==== Data rows
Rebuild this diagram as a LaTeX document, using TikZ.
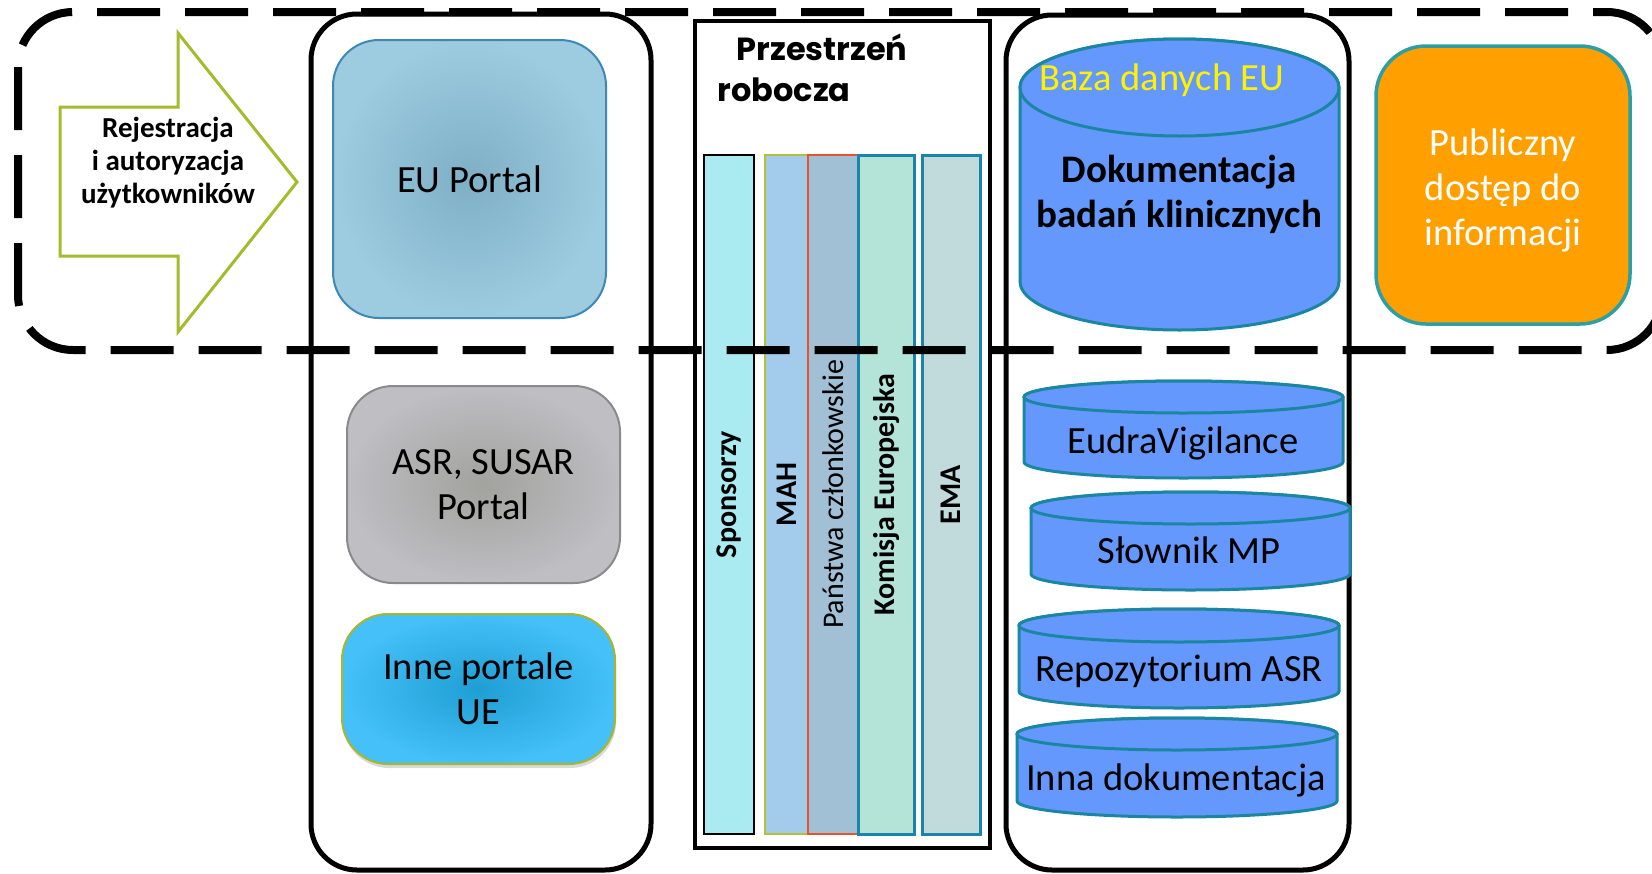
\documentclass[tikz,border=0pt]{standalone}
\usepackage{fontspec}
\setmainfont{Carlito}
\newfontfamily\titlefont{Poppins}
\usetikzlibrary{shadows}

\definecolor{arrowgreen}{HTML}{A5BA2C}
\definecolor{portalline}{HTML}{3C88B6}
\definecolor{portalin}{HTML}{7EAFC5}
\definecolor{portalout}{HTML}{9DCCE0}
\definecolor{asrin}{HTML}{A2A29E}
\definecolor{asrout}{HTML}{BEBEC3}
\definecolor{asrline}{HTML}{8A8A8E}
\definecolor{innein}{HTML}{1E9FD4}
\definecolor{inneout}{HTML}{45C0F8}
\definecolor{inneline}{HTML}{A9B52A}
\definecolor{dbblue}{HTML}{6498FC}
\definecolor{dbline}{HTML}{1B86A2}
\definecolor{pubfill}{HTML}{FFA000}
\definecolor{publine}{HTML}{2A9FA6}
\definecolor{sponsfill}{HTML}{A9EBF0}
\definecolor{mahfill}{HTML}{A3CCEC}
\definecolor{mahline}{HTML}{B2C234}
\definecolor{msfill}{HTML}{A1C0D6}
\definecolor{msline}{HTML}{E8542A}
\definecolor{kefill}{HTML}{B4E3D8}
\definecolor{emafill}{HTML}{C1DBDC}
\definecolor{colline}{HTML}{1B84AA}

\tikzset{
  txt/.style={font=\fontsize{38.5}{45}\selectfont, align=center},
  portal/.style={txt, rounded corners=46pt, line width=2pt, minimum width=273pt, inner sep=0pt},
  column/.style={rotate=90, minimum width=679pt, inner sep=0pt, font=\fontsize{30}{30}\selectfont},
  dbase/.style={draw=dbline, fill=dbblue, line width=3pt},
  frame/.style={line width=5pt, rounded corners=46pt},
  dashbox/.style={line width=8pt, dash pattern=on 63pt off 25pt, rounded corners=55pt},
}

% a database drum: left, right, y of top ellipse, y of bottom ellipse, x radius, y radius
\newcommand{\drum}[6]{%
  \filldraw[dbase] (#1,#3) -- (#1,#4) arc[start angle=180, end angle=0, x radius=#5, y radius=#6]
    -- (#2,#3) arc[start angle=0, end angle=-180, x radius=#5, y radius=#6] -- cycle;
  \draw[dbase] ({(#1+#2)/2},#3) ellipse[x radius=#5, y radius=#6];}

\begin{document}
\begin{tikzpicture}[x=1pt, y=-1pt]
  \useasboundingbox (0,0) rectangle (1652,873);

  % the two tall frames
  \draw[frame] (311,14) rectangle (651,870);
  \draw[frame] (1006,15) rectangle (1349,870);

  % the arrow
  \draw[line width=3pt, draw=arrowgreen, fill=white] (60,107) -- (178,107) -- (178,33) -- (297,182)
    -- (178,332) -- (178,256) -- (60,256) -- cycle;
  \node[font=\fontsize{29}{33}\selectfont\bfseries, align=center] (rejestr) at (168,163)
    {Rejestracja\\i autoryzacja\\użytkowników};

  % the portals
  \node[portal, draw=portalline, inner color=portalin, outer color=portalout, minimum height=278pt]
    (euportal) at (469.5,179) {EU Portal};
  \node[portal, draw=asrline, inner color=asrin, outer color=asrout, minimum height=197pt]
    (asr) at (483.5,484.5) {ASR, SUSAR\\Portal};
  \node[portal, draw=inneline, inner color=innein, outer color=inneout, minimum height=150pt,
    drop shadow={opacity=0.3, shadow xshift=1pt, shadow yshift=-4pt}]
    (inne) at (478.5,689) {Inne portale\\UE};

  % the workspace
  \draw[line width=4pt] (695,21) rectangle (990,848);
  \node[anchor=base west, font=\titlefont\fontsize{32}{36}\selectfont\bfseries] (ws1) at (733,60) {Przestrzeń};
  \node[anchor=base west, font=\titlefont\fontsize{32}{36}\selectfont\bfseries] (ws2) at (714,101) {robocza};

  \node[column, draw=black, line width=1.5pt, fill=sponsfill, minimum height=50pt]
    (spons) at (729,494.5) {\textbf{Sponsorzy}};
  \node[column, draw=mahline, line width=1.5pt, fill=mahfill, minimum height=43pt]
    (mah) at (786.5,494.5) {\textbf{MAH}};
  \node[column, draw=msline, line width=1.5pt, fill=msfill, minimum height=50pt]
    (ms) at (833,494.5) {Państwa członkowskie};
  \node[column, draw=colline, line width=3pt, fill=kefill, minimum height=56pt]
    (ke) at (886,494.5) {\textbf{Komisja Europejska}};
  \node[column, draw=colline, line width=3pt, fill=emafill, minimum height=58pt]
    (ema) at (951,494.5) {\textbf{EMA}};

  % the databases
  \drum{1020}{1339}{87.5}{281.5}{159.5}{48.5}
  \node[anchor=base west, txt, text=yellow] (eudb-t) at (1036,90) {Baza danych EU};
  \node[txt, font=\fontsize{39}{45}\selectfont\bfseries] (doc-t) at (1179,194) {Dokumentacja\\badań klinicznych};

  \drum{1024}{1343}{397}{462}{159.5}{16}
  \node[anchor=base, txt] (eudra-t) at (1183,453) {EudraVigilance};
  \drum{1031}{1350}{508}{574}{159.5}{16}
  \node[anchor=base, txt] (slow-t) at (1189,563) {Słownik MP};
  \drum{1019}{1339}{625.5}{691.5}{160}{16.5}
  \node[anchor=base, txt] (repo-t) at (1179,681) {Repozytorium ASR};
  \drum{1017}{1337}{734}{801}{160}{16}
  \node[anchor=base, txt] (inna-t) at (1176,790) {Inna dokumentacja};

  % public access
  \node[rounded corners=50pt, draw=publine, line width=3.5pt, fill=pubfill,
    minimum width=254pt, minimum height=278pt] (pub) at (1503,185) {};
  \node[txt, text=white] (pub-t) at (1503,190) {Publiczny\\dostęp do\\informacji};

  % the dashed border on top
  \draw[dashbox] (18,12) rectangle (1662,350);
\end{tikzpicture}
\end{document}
========
==== Data rows
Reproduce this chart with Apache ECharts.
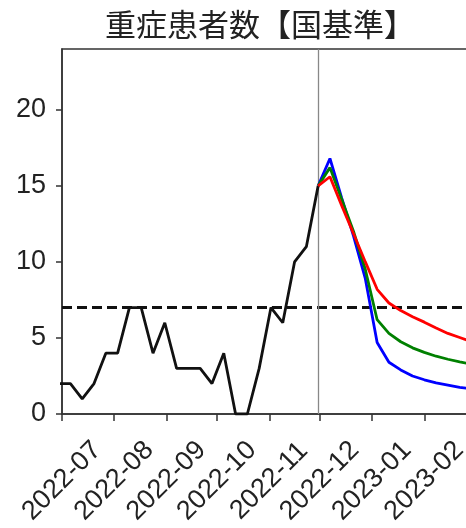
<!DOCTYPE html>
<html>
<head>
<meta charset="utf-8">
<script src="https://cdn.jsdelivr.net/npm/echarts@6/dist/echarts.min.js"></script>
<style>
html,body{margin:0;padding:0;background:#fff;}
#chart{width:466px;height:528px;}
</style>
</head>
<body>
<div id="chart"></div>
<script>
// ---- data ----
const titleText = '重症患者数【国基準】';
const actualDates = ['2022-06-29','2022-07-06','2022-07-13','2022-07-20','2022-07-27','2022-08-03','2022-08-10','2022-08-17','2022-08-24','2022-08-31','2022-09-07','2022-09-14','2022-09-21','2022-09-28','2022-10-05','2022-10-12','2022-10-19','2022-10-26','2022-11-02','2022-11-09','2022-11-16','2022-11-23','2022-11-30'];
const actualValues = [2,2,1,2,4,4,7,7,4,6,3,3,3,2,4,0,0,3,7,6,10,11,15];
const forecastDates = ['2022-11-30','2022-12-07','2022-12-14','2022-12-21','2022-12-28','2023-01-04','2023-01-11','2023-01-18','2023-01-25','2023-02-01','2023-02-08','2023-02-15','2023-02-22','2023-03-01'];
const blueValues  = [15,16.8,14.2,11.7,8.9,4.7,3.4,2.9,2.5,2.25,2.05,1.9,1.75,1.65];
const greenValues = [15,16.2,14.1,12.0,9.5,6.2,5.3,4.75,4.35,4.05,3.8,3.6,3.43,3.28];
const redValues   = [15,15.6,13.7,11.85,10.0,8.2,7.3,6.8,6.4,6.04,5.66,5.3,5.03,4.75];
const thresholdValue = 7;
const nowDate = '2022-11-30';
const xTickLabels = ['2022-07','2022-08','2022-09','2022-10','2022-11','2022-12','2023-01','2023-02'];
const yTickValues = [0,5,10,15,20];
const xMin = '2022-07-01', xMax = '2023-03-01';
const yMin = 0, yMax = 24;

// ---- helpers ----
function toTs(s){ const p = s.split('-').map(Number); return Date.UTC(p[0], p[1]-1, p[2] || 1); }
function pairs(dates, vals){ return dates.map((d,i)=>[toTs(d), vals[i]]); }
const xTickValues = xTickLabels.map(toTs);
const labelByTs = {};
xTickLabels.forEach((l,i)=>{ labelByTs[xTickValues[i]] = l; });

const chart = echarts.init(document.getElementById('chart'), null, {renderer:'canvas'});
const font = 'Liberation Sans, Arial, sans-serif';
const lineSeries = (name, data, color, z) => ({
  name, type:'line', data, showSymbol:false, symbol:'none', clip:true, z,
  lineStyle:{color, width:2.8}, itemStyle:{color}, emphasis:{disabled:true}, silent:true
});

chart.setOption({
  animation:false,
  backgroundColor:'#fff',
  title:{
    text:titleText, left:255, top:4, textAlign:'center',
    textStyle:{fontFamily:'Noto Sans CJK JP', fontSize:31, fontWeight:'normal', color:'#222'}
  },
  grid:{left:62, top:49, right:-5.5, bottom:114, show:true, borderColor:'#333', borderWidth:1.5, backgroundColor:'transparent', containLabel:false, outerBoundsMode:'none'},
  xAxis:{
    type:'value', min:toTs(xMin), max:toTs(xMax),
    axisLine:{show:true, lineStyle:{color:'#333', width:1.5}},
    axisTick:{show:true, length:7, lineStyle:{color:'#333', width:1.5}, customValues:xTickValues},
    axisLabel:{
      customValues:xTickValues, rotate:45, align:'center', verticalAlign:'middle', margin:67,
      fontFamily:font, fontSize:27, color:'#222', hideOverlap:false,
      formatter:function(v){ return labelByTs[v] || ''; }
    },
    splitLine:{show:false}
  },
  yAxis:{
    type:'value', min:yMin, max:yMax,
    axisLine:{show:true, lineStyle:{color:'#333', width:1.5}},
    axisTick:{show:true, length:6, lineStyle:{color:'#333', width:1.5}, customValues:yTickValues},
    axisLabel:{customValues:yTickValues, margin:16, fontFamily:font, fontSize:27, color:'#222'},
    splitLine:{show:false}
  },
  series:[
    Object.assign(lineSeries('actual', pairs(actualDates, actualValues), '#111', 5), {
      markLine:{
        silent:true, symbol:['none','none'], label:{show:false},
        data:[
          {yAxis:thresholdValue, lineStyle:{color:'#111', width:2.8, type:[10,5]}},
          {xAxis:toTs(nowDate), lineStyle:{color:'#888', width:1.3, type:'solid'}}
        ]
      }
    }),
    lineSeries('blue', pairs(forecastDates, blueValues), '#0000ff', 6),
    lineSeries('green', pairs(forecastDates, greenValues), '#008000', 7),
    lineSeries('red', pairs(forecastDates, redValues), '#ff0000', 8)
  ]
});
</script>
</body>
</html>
========
Leave the pictures out and print, exactly as written, every line from the one holding "Reproduce this chart with Apache ECharts." down to the one holding "const yMin = 0, yMax = 24;", both of those included.

— Answer to the task —
Reproduce this chart with Apache ECharts.
<!DOCTYPE html>
<html>
<head>
<meta charset="utf-8">
<script src="https://cdn.jsdelivr.net/npm/echarts@6/dist/echarts.min.js"></script>
<style>
html,body{margin:0;padding:0;background:#fff;}
#chart{width:466px;height:528px;}
</style>
</head>
<body>
<div id="chart"></div>
<script>
// ---- data ----
const titleText = '重症患者数【国基準】';
const actualDates = ['2022-06-29','2022-07-06','2022-07-13','2022-07-20','2022-07-27','2022-08-03','2022-08-10','2022-08-17','2022-08-24','2022-08-31','2022-09-07','2022-09-14','2022-09-21','2022-09-28','2022-10-05','2022-10-12','2022-10-19','2022-10-26','2022-11-02','2022-11-09','2022-11-16','2022-11-23','2022-11-30'];
const actualValues = [2,2,1,2,4,4,7,7,4,6,3,3,3,2,4,0,0,3,7,6,10,11,15];
const forecastDates = ['2022-11-30','2022-12-07','2022-12-14','2022-12-21','2022-12-28','2023-01-04','2023-01-11','2023-01-18','2023-01-25','2023-02-01','2023-02-08','2023-02-15','2023-02-22','2023-03-01'];
const blueValues  = [15,16.8,14.2,11.7,8.9,4.7,3.4,2.9,2.5,2.25,2.05,1.9,1.75,1.65];
const greenValues = [15,16.2,14.1,12.0,9.5,6.2,5.3,4.75,4.35,4.05,3.8,3.6,3.43,3.28];
const redValues   = [15,15.6,13.7,11.85,10.0,8.2,7.3,6.8,6.4,6.04,5.66,5.3,5.03,4.75];
const thresholdValue = 7;
const nowDate = '2022-11-30';
const xTickLabels = ['2022-07','2022-08','2022-09','2022-10','2022-11','2022-12','2023-01','2023-02'];
const yTickValues = [0,5,10,15,20];
const xMin = '2022-07-01', xMax = '2023-03-01';
const yMin = 0, yMax = 24;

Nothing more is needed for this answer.